I’ve been experimenting with a new work-at-home style lately and I suppose it’s inspired from a spicy character in a movie …

“All The Way” Mae from A League of Their Own

My job has nothing to do with baseball or, uh, “going all the way.” But in my 5+ years as a work-at-home mom, I feel like I’ve been trying to do everything AT ONCE. Read emails while cooking dinner. Write while having a conversation. Play with the kids with one eye on my social media activity.

(If you think you spend too much time on Facebook, Twitter and Instagram, just wait until you’re self-employed and need to promote yourself through those channels. Endless wormhole of “work.”)

And then … then! … I’d be frustrated and disappointed with myself when I snapped at the kids! I’d feel like neither my projects nor my children were getting the attention they deserved, and that feeling SUCKS.

I’m not saying I found a cure for that feeling, of course, but it’s been … better this week? Ready for my new work-at-home style?


This week I’ve been going all the way, like Mae! (Kinda) When I’m working, I’m working. I might be sitting at the dining room table (or is it the kitchen table? Damn open concept houses with no real “rooms”) typing away on my Chromebook, but if the kids ask me to play, I tell them “I’m sorry, I’m working right now.” I don’t make snacks. I don’t play LEGO. I don’t do ANYTHING BUT WORK.

Of course, the other side of “going all the way” is that I get to go all the way and really BE WITH THEM when I’m not working. 100 per cent. No phone, no computer, no TV, just my complete undivided attention.

Normally our afternoon “quiet time” goes until it’s time for bus-stop pick-up, but the other day I stopped working 30 minutes early and marched upstairs to find C (she was playing happily, alone, and it kind of killed me to interrupt her). I told her we could play for a while and her reaction was a bit of a stab in my chest.

“You’re done your work?!” she asked, lighting up excitedly.

“I’m done for now,” I told her. “We can play anything you want.”

“You’re gonna play wif me?!”

Ouch. I felt like a workaholic corporate dad that practically lives in their fancy office tower and barely makes it home to see his kid on their birthday.

So we spent half an hour playing “play home” — her favourite game. I was the little girl and she was the mom. My name was Sofia and her name was Amber, but I called her “Mom” of course. I crawled around on the floor and pretended to eat my very nutritious plastic lunch of cupcakes, a doughnut and an ice cream cone. She tucked me in on the chaise lounge for naps (that was the best part) and we continued the game all the way down to the bus stop. She even got a piece of gum since she was the mom (!!!) which made it the best afternoon ever, of course.
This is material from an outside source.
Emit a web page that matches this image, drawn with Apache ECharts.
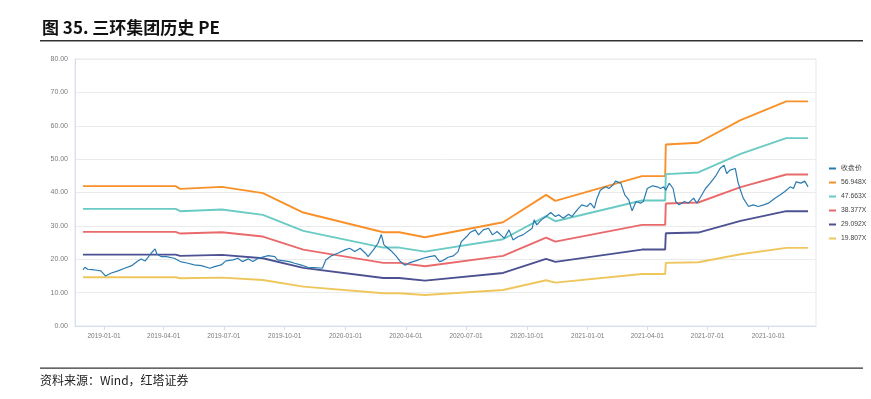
<!DOCTYPE html>
<html>
<head>
<meta charset="utf-8">
<title>三环集团历史 PE</title>
<script src="https://cdn.jsdelivr.net/npm/echarts@6/dist/echarts.min.js"></script>
<style>
html, body { margin: 0; padding: 0; background: #fff; }
#chart { width: 871px; height: 399px; }
</style>
</head>
<body>
<div id="chart"></div>
<script>
// 图例名称
var legendNames = ['收盘价', '56.948X', '47.663X', '38.377X', '29.092X', '19.807X'];
// 横轴刻度
var tickDates = ['2019-01-01', '2019-04-01', '2019-07-01', '2019-10-01', '2020-01-01', '2020-04-01',
  '2020-07-01', '2020-10-01', '2021-01-01', '2021-04-01', '2021-07-01', '2021-10-01'];

// 收盘价
var priceDates = [
  '2018-11-30', '2018-12-03', '2018-12-07', '2018-12-14', '2018-12-21', '2018-12-27', '2019-01-03', '2019-01-11',
  '2019-01-22', '2019-02-01', '2019-02-11', '2019-02-21', '2019-02-26', '2019-03-04', '2019-03-08', '2019-03-13',
  '2019-03-19', '2019-03-22', '2019-03-28', '2019-04-05', '2019-04-17', '2019-04-26', '2019-05-08', '2019-05-17',
  '2019-05-28', '2019-06-10', '2019-06-17', '2019-06-27', '2019-07-04', '2019-07-15', '2019-07-22', '2019-07-29',
  '2019-08-07', '2019-08-14', '2019-08-22', '2019-09-06', '2019-09-16', '2019-09-20', '2019-10-08', '2019-10-16',
  '2019-10-25', '2019-11-05', '2019-11-15', '2019-11-27', '2019-12-02', '2019-12-11', '2019-12-20', '2019-12-31',
  '2020-01-07', '2020-01-15', '2020-01-23', '2020-01-31', '2020-02-04', '2020-02-12', '2020-02-19', '2020-02-24',
  '2020-02-28', '2020-03-05', '2020-03-11', '2020-03-17', '2020-03-23', '2020-03-31', '2020-04-07', '2020-04-17',
  '2020-04-27', '2020-05-07', '2020-05-15', '2020-05-22', '2020-05-27', '2020-06-04', '2020-06-12', '2020-06-19',
  '2020-06-24', '2020-07-02', '2020-07-07', '2020-07-15', '2020-07-20', '2020-07-27', '2020-08-04', '2020-08-10',
  '2020-08-17', '2020-08-24', '2020-08-28', '2020-09-04', '2020-09-10', '2020-09-18', '2020-09-25', '2020-10-09',
  '2020-10-12', '2020-10-16', '2020-10-23', '2020-10-30', '2020-11-06', '2020-11-13', '2020-11-18', '2020-11-25',
  '2020-12-03', '2020-12-08', '2020-12-16', '2020-12-23', '2020-12-31', '2021-01-05', '2021-01-11', '2021-01-15',
  '2021-01-20', '2021-01-28', '2021-02-02', '2021-02-08', '2021-02-12', '2021-02-20', '2021-02-26', '2021-03-04',
  '2021-03-09', '2021-03-15', '2021-03-22', '2021-03-26', '2021-04-01', '2021-04-09', '2021-04-16', '2021-04-21',
  '2021-04-26', '2021-04-29', '2021-05-04', '2021-05-10', '2021-05-14', '2021-05-19', '2021-05-27', '2021-06-02',
  '2021-06-10', '2021-06-15', '2021-06-21', '2021-06-28', '2021-07-05', '2021-07-13', '2021-07-20', '2021-07-26',
  '2021-07-30', '2021-08-04', '2021-08-12', '2021-08-16', '2021-08-19', '2021-08-24', '2021-09-01', '2021-09-08',
  '2021-09-16', '2021-09-24', '2021-10-01', '2021-10-11', '2021-10-19', '2021-10-26', '2021-11-03', '2021-11-08',
  '2021-11-12', '2021-11-19', '2021-11-25', '2021-11-30'
];
var priceValues = [
  16.8, 17.6, 17.0, 16.9, 16.7, 16.5, 15.0, 15.8,
  16.5, 17.3, 18.0, 19.5, 20.1, 19.5, 20.5, 21.8,
  23.1, 21.5, 20.8, 20.8, 20.3, 19.3, 18.8, 18.3,
  18.1, 17.3, 17.8, 18.3, 19.5, 19.8, 20.3, 19.3,
  20.1, 19.3, 20.3, 21.1, 20.8, 19.8, 19.3, 18.8,
  18.3, 17.6, 17.5, 17.3, 19.8, 21.1, 21.8, 22.8,
  23.3, 22.3, 23.3, 21.8, 20.8, 22.8, 24.8, 27.4,
  24.3, 23.3, 22.3, 21.0, 19.5, 18.2, 19.0, 19.6,
  20.3, 20.8, 21.1, 19.3, 19.6, 20.6, 21.0, 22.3,
  25.3, 26.8, 28.0, 28.8, 27.3, 28.8, 29.3, 27.3,
  28.3, 27.0, 26.3, 28.8, 25.8, 26.8, 27.3, 29.3,
  31.8, 30.3, 31.8, 32.8, 34.0, 32.8, 33.3, 32.3,
  33.5, 32.8, 34.8, 36.3, 35.8, 36.8, 35.3, 38.3,
  40.7, 41.7, 41.2, 42.2, 43.4, 42.8, 39.3, 37.8,
  34.5, 37.3, 36.8, 37.3, 41.2, 42.0, 41.7, 41.2,
  41.7, 40.7, 42.8, 41.2, 37.3, 36.3, 37.3, 36.8,
  38.3, 36.8, 38.8, 41.2, 42.8, 44.8, 47.2, 48.2,
  45.7, 46.7, 47.2, 43.2, 41.2, 38.3, 35.8, 36.3,
  35.8, 36.3, 36.8, 38.3, 39.3, 40.3, 41.7, 41.2,
  43.2, 42.8, 43.4, 41.7
];

// PE 通道
var bandDates = ['2018-11-30', '2019-04-19', '2019-04-26', '2019-06-28', '2019-08-29', '2019-10-29', '2020-02-27',
  '2020-03-22', '2020-04-30', '2020-08-26', '2020-10-30', '2020-11-13', '2021-03-24', '2021-04-28', '2021-04-29',
  '2021-06-17', '2021-08-20', '2021-10-28', '2021-11-30'];
var pe56 = [41.9, 41.9, 41.1, 41.7, 39.8, 34.0, 28.1, 28.1, 26.6, 31.1, 39.3, 37.5, 44.9, 44.9, 54.4, 54.9, 61.7, 67.3, 67.3];
var pe47 = [35.1, 35.1, 34.4, 34.9, 33.3, 28.5, 23.5, 23.5, 22.3, 26.0, 32.9, 31.4, 37.6, 37.6, 45.5, 46.0, 51.6, 56.3, 56.3];
var pe38 = [28.2, 28.2, 27.7, 28.1, 26.8, 22.9, 18.9, 18.9, 17.9, 21.0, 26.5, 25.3, 30.3, 30.3, 36.7, 37.0, 41.6, 45.4, 45.4];
var pe29 = [21.4, 21.4, 21.0, 21.3, 20.3, 17.4, 14.4, 14.4, 13.6, 15.9, 20.1, 19.2, 22.9, 22.9, 27.8, 28.0, 31.5, 34.4, 34.4];
var pe19 = [14.6, 14.6, 14.3, 14.5, 13.8, 11.8, 9.8, 9.8, 9.3, 10.8, 13.7, 13.0, 15.6, 15.6, 18.9, 19.1, 21.5, 23.4, 23.4];

var colors = ['#2b7bb0', '#f8912a', '#6acac4', '#ea6a6c', '#4c5192', '#eec65c'];

function toTime(s) {
  return new Date(s.replace(/-/g, '/')).getTime();
}
function pair(dates, vals) {
  return dates.map(function (d, i) { return [toTime(d), vals[i]]; });
}
function pad(n) { return n < 10 ? '0' + n : '' + n; }

var chart = echarts.init(document.getElementById('chart'));
var ticks = tickDates.map(toTime);
var bands = [pe56, pe47, pe38, pe29, pe19];

var series = [{
  name: legendNames[0],
  type: 'line',
  showSymbol: false,
  z: 5,
  lineStyle: { width: 1.2, color: colors[0] },
  itemStyle: { color: colors[0] },
  data: pair(priceDates, priceValues)
}];
bands.forEach(function (b, i) {
  series.push({
    name: legendNames[i + 1],
    type: 'line',
    showSymbol: false,
    z: 3,
    lineStyle: { width: 1.9, color: colors[i + 1] },
    itemStyle: { color: colors[i + 1] },
    data: pair(bandDates, b)
  });
});

var option = {
  animation: false,
  color: colors,
  grid: {
    left: 75, right: 55, top: 59, bottom: 73,
    show: true, borderColor: '#e3e7ef', borderWidth: 1
  },
  legend: {
    orient: 'vertical',
    left: 824, top: 160,
    icon: 'rect', itemWidth: 7, itemHeight: 2, itemGap: 7,
    textStyle: { fontSize: 6.8, color: '#444', fontFamily: 'Liberation Sans' },
    data: legendNames
  },
  // 时间用数值轴表示，刻度取季度初
  xAxis: {
    type: 'value',
    min: toTime('2018-11-18'),
    max: toTime('2021-12-12'),
    axisLine: { lineStyle: { color: '#d7def0' } },
    axisTick: { show: true, customValues: ticks, length: 4, lineStyle: { color: '#d7def0' } },
    splitLine: { show: false },
    axisLabel: {
      customValues: ticks,
      margin: 7,
      fontSize: 6.5,
      color: '#7a7a7a',
      fontFamily: 'Liberation Sans',
      formatter: function (v) {
        var d = new Date(v);
        return d.getFullYear() + '-' + pad(d.getMonth() + 1) + '-' + pad(d.getDate());
      }
    }
  },
  yAxis: {
    type: 'value',
    min: 0, max: 80, interval: 10,
    axisLine: { show: true, lineStyle: { color: '#d7def0' } },
    axisTick: { show: false },
    splitLine: { lineStyle: { color: '#ebebeb' } },
    axisLabel: {
      margin: 7,
      fontSize: 7,
      color: '#7a7a7a',
      fontFamily: 'Liberation Sans',
      formatter: function (v) { return v.toFixed(2); }
    }
  },
  graphic: [
    {
      type: 'text', left: 42, top: 19,
      style: { text: '图 35. 三环集团历史 PE', font: 'bold 17px "Noto Sans CJK SC"', fill: '#111' }
    },
    {
      type: 'rect', shape: { x: 40, y: 40, width: 823, height: 1.5 },
      style: { fill: '#333' }
    },
    {
      type: 'rect', shape: { x: 40, y: 367.5, width: 823, height: 1.2 },
      style: { fill: '#333' }
    },
    {
      type: 'text', left: 40, top: 374,
      style: { text: '资料来源：Wind，红塔证券', font: '12px "Noto Sans CJK SC"', fill: '#222' }
    }
  ],
  series: series
};
chart.setOption(option);
</script>
</body>
</html>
D didn’t want to play “play home” after our snack. He was actually quite disturbed every time I called C “Mom” and kept asking us to stop, so we did. Instead we built LEGO creations together and it was nice. I haven’t played LEGO in ages but I really do love it. C built with us for a while and then her play sort of veered into Shopkins territory. We talked about ways to organize his pieces differently and I told him about my childhood friend who had a separate clear bin for each colour. He’s totally on board (YAY!) so now we just need to get the right bins.

After about 30 minutes, I told them I’d had a great time playing but I had to get back to work. D was disappointed and wanted me to keep building — and C wanted more “play home” — but I said I really needed to finish my work. I sat down at the dining room table and focused on my work. They played upstairs and downstairs and I let them play Mario a bit towards the end, and then it was time for dinner.

In the end, I’d accomplished the same amount I’d accomplish during a normal afternoon where I was running in and out of my office — making snacks, spelling words, lifting boxes off a high shelf, playing for five minutes here and there … oh, and trying to work, too. But I’d also spent actual quality time with the kids doing exactly what they wanted to do. (Bonus: it wasn’t boring, like doing a puzzle, ugh!)

By going “all the way” with my time, I felt saner, my work was finished, and — most importantly — my kids were happier.

Thanks, Mae — I’m going to go all the way more often.